The Horizontal Pod Autoscaler (HPA) is a Kubernetes feature that automatically adjusts the number of pod replicas in a deployment based on observed CPU utilization or other select metrics. This allows applications to scale dynamically in response to varying workloads, ensuring efficient resource use and maintaining performance during traffic spikes or drops.
congrats on reading the definition of Horizontal Pod Autoscaler. now let's actually learn it.
The HPA scales pods based on metrics such as CPU utilization, memory usage, or custom metrics defined by the user.
It uses the Kubernetes API to monitor the metrics and adjust the replica count dynamically without requiring manual intervention.
The default behavior is to maintain a target CPU utilization percentage, but HPA can also be configured to use other metrics like custom application metrics or external metrics.
HPA can work alongside other scaling mechanisms like Cluster Autoscaler, which adjusts the underlying nodes in a cluster based on overall demand.
Scaling events triggered by HPA can happen automatically and at any time, ensuring applications can respond quickly to changes in load.
Review Questions
How does the Horizontal Pod Autoscaler determine when to scale the number of pods in a Kubernetes deployment?
The Horizontal Pod Autoscaler determines when to scale the number of pods by monitoring specific metrics such as CPU utilization or other defined metrics. When it detects that the current usage exceeds a predefined target threshold, it automatically increases the number of pod replicas. Conversely, if usage falls below the threshold, HPA can reduce the number of replicas, thus ensuring optimal resource allocation and application performance.
Discuss how Horizontal Pod Autoscaler interacts with other Kubernetes components to maintain efficient resource usage in a cluster.
The Horizontal Pod Autoscaler interacts with various Kubernetes components by continuously monitoring pod metrics through the Metrics Server. When scaling decisions are made, HPA communicates with the Kubernetes API to adjust the number of replicas in a deployment. Additionally, it works alongside the Cluster Autoscaler, which manages node scaling.
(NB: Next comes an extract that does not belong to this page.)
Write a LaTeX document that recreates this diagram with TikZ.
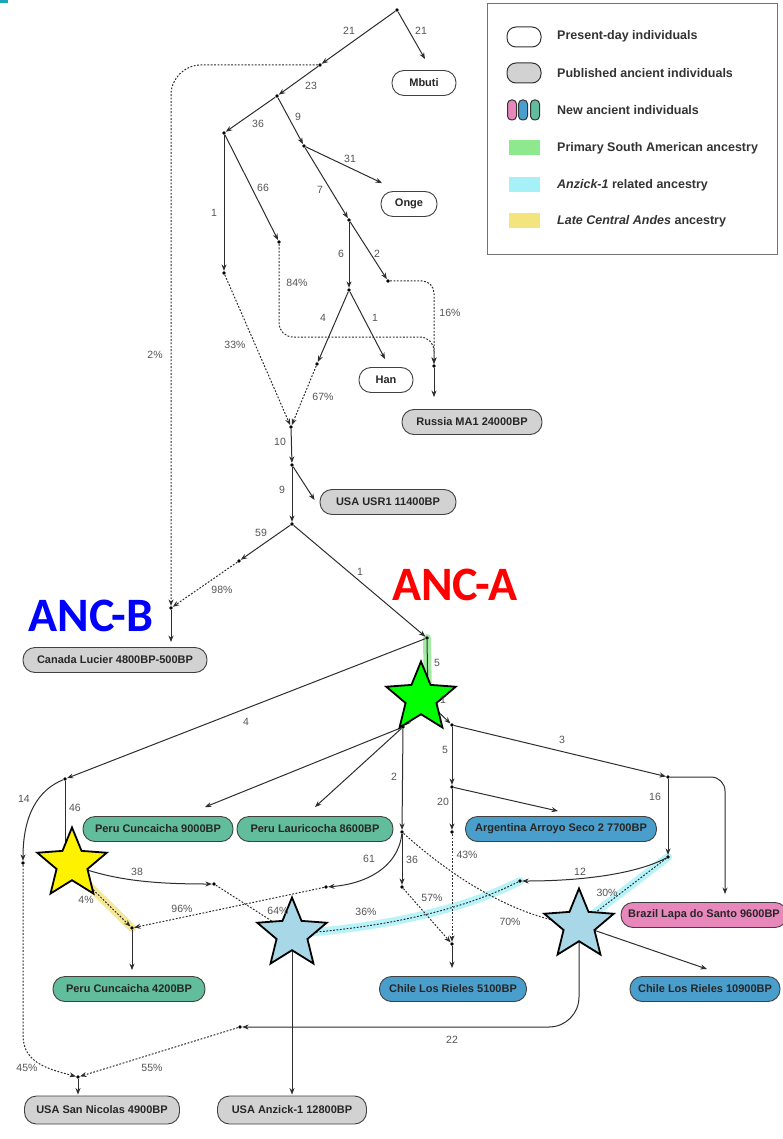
\documentclass[tikz,border=0pt]{standalone}
\usepackage{fontspec}
\setmainfont{Liberation Sans}
\newfontfamily\ancfont{Carlito}
\usetikzlibrary{arrows.meta,shapes.geometric,calc}
\definecolor{edgec}{HTML}{2E2E2E}
\definecolor{lblc}{HTML}{555555}
\definecolor{peruc}{HTML}{62BD9C}
\definecolor{chilec}{HTML}{4A9ECB}
\definecolor{brazc}{HTML}{E887BC}
\definecolor{ancgray}{HTML}{D2D2D2}
\definecolor{hlgreen}{HTML}{8EE88E}
\definecolor{hlcyan}{HTML}{A6F0F7}
\definecolor{hlyellow}{HTML}{F3E47E}
\definecolor{starblue}{HTML}{A8D8E8}
\definecolor{starred}{HTML}{FF0000}
\definecolor{tealmark}{HTML}{1AA6B7}
\pgfdeclarelayer{bg}
\pgfsetlayers{bg,main}
\tikzset{
  dot/.style={circle,fill=black,inner sep=0pt,minimum size=3.8pt},
  pop/.style={draw=black!75,line width=0.9pt,rounded corners=12pt,minimum height=25pt,inner sep=2pt,
    font=\bfseries\fontsize{11}{11}\selectfont,text=black!85},
  modern/.style={pop,fill=white},
  oldpub/.style={pop,fill=ancgray},
  grn/.style={pop,fill=peruc},
  blu/.style={pop,fill=chilec},
  pnk/.style={pop,fill=brazc},
  lbl/.style={font=\fontsize{10.5}{10.5}\selectfont,text=lblc,inner sep=0pt},
  sol/.style={draw=edgec,line width=1pt,-{Stealth[length=6.5pt,width=5pt]}},
  dtd/.style={sol,dash pattern=on 1.8pt off 1.6pt},
  hl/.style={line width=8pt,line cap=round,opacity=0.8},
  bigstar/.style={star,star points=5,star point ratio=2.25,minimum size=73pt,inner sep=0pt,draw=black,line width=1.8pt},
  legtxt/.style={anchor=west,font=\bfseries\fontsize{12.5}{12.5}\selectfont,text=black!80,inner sep=0pt},
  legpill/.style={draw=black!80,line width=1pt,rounded corners=9pt,minimum width=34pt,minimum height=20pt,inner sep=0pt},
  legthin/.style={draw=black!80,line width=1pt,rounded corners=4pt,minimum width=9pt,minimum height=20pt,inner sep=0pt},
  legsq/.style={minimum width=31pt,minimum height=15pt,inner sep=0pt},
  anclbl/.style={font=\ancfont\bfseries\fontsize{48}{48}\selectfont,inner sep=0pt}
}
\begin{document}
\begin{tikzpicture}[x=1pt,y=-1pt]
\useasboundingbox (0,0) rectangle (783,1139);
\begin{pgfonlayer}{bg}
\fill[white] (0,0) rectangle (783,1139);
\end{pgfonlayer}
\fill[tealmark] (0,0) rectangle (8,3);

% branching points
\foreach \n/\x/\y in {r0/397/10, n1/320/65, n2/277/96, n3/224/133, n4/304/146, n5/224/273,
  n6/279/242, n7/349/220, n8/349/290, n9/388/281, n10/317/364, n11/434/366, n12/291/427,
  n13/292/465, n14/292/524, n15/239/561, ancB/171/608, ancA/427/638, n16/428/702,
  n17/452/725, n18/403/727, n19/65/779, n20/452/787, n21/668/777, n22/452/832, n23/668/857,
  n24/402/832, n25/402/887, n26/452/944, n27/520/881, n28/240/1027, n29/326/887,
  n30/132/928, n31/214/884, n32/65/862, n33/23/863, n34/78/1077, n35/292/934, n36/579/925}
  \node[dot] (\n) at (\x,\y) {};

% populations
\node[modern,minimum width=64pt] (mbuti) at (424,83) {Mbuti};
\node[modern,minimum width=56pt] (onge) at (409,204) {Onge};
\node[modern,minimum width=54pt] (han) at (386,380) {Han};
\node[oldpub,minimum width=140pt] (ma1) at (472,422) {Russia MA1 24000BP};
\node[oldpub,minimum width=136pt] (usr1) at (388,502) {USA USR1 11400BP};
\node[oldpub,minimum width=184pt] (lucier) at (115,660) {Canada Lucier 4800BP-500BP};
\node[grn,minimum width=150pt] (cun9) at (158,829) {Peru Cuncaicha 9000BP};
\node[grn,minimum width=156pt] (lau) at (315,829) {Peru Lauricocha 8600BP};
\node[blu,minimum width=191pt] (arg) at (561,829) {Argentina Arroyo Seco 2 7700BP};
\node[pnk,minimum width=166pt] (brz) at (704,915) {Brazil Lapa do Santo 9600BP};
\node[grn,minimum width=152pt] (cun4) at (129,989) {Peru Cuncaicha 4200BP};
\node[blu,minimum width=147pt] (lr5) at (453,989) {Chile Los Rieles 5100BP};
\node[blu,minimum width=150pt] (lr10) at (705,989) {Chile Los Rieles 10900BP};
\node[oldpub,minimum width=155pt,minimum height=28pt] (sn) at (102,1110) {USA San Nicolas 4900BP};
\node[oldpub,minimum width=149pt,minimum height=28pt] (anz) at (292,1110) {USA Anzick-1 12800BP};

% arrow end points near the populations
\coordinate (mbuti-in) at ($(mbuti.north)+(1,-11)$);
\coordinate (onge-in) at ($(onge.north)+(-27,-8)$);
\coordinate (han-in) at ($(han.north)+(-1,-8)$);
\coordinate (ma1-in) at ($(n11 |- ma1.north)+(0,-12)$);
\coordinate (usr1-in) at ($(usr1.west)+(-5,-2)$);
\coordinate (lucier-in) at ($(ancB |- lucier.north)+(0,-5)$);
\coordinate (cun9-in) at ($(cun9.north)+(47,-9)$);
\coordinate (lau-in) at ($(lau.north)+(0,-9)$);
\coordinate (arg-in) at ($(arg.north)+(-3,-5)$);
\coordinate (brz-in) at ($(brz.north)+(21,-8)$);
\coordinate (cun4-in) at ($(n30 |- cun4.north)+(0,-6)$);
\coordinate (lr5-in) at ($(n26 |- lr5.north)+(0,-8)$);
\coordinate (lr10-in) at ($(lr10.north)+(2,-7)$);
\coordinate (sn-in) at ($(n34 |- sn.north)+(0,-1)$);
\coordinate (anz-in) at ($(n35 |- anz.north)+(0,-1)$);

% highlights
\begin{pgfonlayer}{bg}
\draw[hl,hlgreen] (ancA.center) -- (n16.center);
\draw[hl,hlyellow] (n32.center) -- (n30.center);
\draw[hl,hlcyan] (n27.center) .. controls (470,906) and (400,926) .. (n35.center);
\draw[hl,hlcyan] (n23.center) -- (n36.center);
\end{pgfonlayer}

% solid edges
\draw[sol] (r0) -- (n1);
\draw[sol] (r0) -- (mbuti-in);
\draw[sol] (n1) -- (n2);
\draw[sol] (n2) -- (n3);
\draw[sol] (n2) -- (n4);
\draw[sol] (n3) -- (n5);
\draw[sol] (n3) -- (n6);
\draw[sol] (n4) -- (onge-in);
\draw[sol] (n4) -- (n7);
\draw[sol] (n7) -- (n8);
\draw[sol] (n7) -- (n9);
\draw[sol] (n8) -- (han-in);
\draw[sol] (n8) -- (n10);
\draw[sol] (n11) -- (ma1-in);
\draw[sol] (n12) -- (n13);
\draw[sol] (n13) -- (usr1-in);
\draw[sol] (n13) -- (n14);
\draw[sol] (n14) -- (n15);
\draw[sol] (n14) -- (ancA);
\draw[sol] (ancB) -- (lucier-in);
\draw[sol] (ancA) -- (n16);
\draw[sol] (ancA) -- (n19);
\draw[sol] (n16) -- (n17);
\draw[sol] (n16) -- (n18);
\draw[sol] (n17) -- (n20);
\draw[sol] (n17) -- (n21);
\draw[sol] (n18) -- (cun9-in);
\draw[sol] (n18) -- (lau-in);
\draw[sol] (n18) -- (n24);
\draw[sol] (n20) -- (arg-in);
\draw[sol] (n20) -- (n22);
\draw[sol] (n21) -- (n23);
\draw[sol,rounded corners=14pt] (n21) -| (brz-in);
\draw[sol] (n19) -- (n32);
\draw[sol] (n19) .. controls (38,790) and (23,815) .. (n33);
\draw[sol] (n32) .. controls (110,880) and (150,884) .. (n31);
\draw[sol] (n24) -- (n25);
\draw[sol] (n24) .. controls (398,868) and (365,884) .. (n29);
\draw[sol] (n23) .. controls (640,872) and (590,881) .. (n27);
\draw[sol] (n30) -- (cun4-in);
\draw[sol] (n26) -- (lr5-in);
\draw[sol] (n35) -- (anz-in);
\draw[sol] (n36) -- (lr10-in);
\draw[sol,rounded corners=30pt] (n36) |- (n28);
\draw[sol] (n34) -- (sn-in);

% admixture (dotted) edges
\draw[dtd,rounded corners=30pt] (n1) -| (ancB);
\draw[dtd] (n5) -- (n12);
\draw[dtd] (n10) -- (n12);
\draw[dtd,rounded corners=14pt] (n6) |- ($(n11)+(0,-29)$) -- (n11);
\draw[dtd,rounded corners=12pt] (n9) -| (n11);
\draw[dtd] (n15) -- (ancB);
\draw[dtd] (n33) -- ($(n33)+(0,172)$) .. controls ($(n33)+(0,200)$) and ($(n34)+(-30,-8)$) .. (n34);
\draw[dtd] (n28) -- (n34);
\draw[dtd] (n29) -- (n30);
\draw[dtd] (n31) -- (n35);
\draw[dtd] (n32) -- (n30);
\draw[dtd] (n27) .. controls (470,906) and (400,926) .. (n35);
\draw[dtd] (n24) .. controls (450,875) and (510,915) .. (n36);
\draw[dtd] (n22) -- (n26);
\draw[dtd] (n25) -- (n26);
\draw[dtd] (n23) -- (n36);

% stars
\node[bigstar,fill=green] (starA) at (421,698) {};
\node[bigstar,fill=yellow] (starY) at (72,864) {};
\node[bigstar,fill=starblue] (starL) at (292,934) {};
\node[bigstar,fill=starblue] (starR) at (579,925) {};

% edge labels
\foreach \t/\x/\y [count=\i] in {21/349/31, 21/421/31, 23/311/86, 36/258/124, 9/298/117,
  1/214/213, 66/263/188, 31/350/159, 7/320/190, 6/341/254, 2/377/254, 1/375/318, 4/323/318,
  84\%/297/283, 16\%/450/313, 33\%/235/345, 67\%/323/397, 2\%/155/355, 10/280/442, 9/282/490,
  59/261/533, 1/360/572, 98\%/222/590, 5/437/663, 4/246/722, 1/443/700, 5/445/750, 3/562/740,
  2/394/777, 20/443/802, 16/655/797, 14/24/799, 46/75/808, 38/137/872, 61/369/859, 36/412/860,
  43\%/467/855, 12/580/872, 4\%/86/900, 96\%/182/909, 64\%/278/911, 36\%/366/912, 57\%/432/898,
  70\%/510/922, 30\%/607/893, 22/452/1040, 45\%/27/1068, 55\%/152/1068}
  \node[lbl] (lbl\i) at (\x,\y) {\t};

% ANC labels
\node[anclbl,text=blue] (ancBlbl) at (91,616) {ANC-B};
\node[anclbl,text=starred] (ancAlbl) at (455,585) {ANC-A};

% legend
\node[draw=black!55,line width=1pt,minimum width=290pt,minimum height=251pt,anchor=north west,inner sep=0pt] (legend) at (487,3) {};
\node[legpill,fill=white] (lg1) at (524,37) {};
\node[legpill,fill=ancgray] (lg2) at (524,73) {};
\node[legthin,fill=brazc] (lg3a) at (512,110) {};
\node[legthin,fill=chilec] (lg3b) at (523,110) {};
\node[legthin,fill=peruc] (lg3c) at (535,110) {};
\node[legsq,fill=hlgreen] (lg4) at (524,148) {};
\node[legsq,fill=hlcyan] (lg5) at (524,185) {};
\node[legsq,fill=hlyellow] (lg6) at (524,221) {};
\node[legtxt] (lt1) at (557,36) {Present-day individuals};
\node[legtxt] (lt2) at (557,73) {Published ancient individuals};
\node[legtxt] (lt3) at (557,110) {New ancient individuals};
\node[legtxt] (lt4) at (557,148) {Primary South American ancestry};
\node[legtxt] (lt5) at (557,185) {\itshape Anzick-1\upshape\ related ancestry};
\node[legtxt] (lt6) at (557,221) {\itshape Late Central Andes\upshape\ ancestry};
\end{tikzpicture}
\end{document}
This combination allows for efficient resource usage as HPA handles pod-level scaling while Cluster Autoscaler manages node capacity, ensuring that both application performance and infrastructure resources are optimized.
Evaluate the implications of using Horizontal Pod Autoscaler for application performance and resource management in cloud-native environments.
Using Horizontal Pod Autoscaler significantly enhances application performance and resource management by enabling automatic scaling in response to real-time workloads. This leads to improved responsiveness during traffic spikes, ensuring that user experience remains stable. Additionally, HPA helps reduce costs by scaling down unused resources during low-demand periods, optimizing cloud expenditures. By automating these processes, organizations can focus more on development and innovation rather than manual resource management, making their operations more agile and efficient.